Key Capabilities & Training
- Safety-Focused: The model has been fine-tuned using the Circuit Breakers dataset to build initial safety mechanisms and generate refusal responses to harmful prompts.
- Training Method: Utilizes the Safety-WaRP methodology, specifically its initial phase for safety alignment.
- Training Details: Trained for 3 epochs on 1000 samples from the Circuit Breakers dataset, employing gradient accumulation and an 8-bit optimizer.
- Architecture: Based on Llama 3.2 architecture with 3.2B parameters and bfloat16 precision.
Intended Use & Limitations
- Primary Use Case: Serves as a foundational model with enhanced safety responses, intended as a base for subsequent phases of the WaRP pipeline.

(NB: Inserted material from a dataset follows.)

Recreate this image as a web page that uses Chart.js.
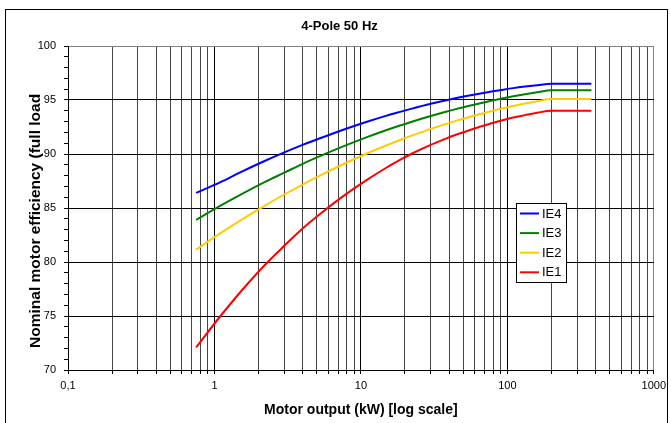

- Current State: As a Phase 0 model, it has completed safety training. However, its utility in areas like mathematics or reasoning might be reduced. For a balanced model with both safety and utility, users are advised to consider models that have completed Phase 3 of the WaRP pipeline.
- Next Steps: This model is a precursor to Phase 1 (Basis Construction), Phase 2 (Importance Scoring), and Phase 3 (Incremental Learning for utility restoration).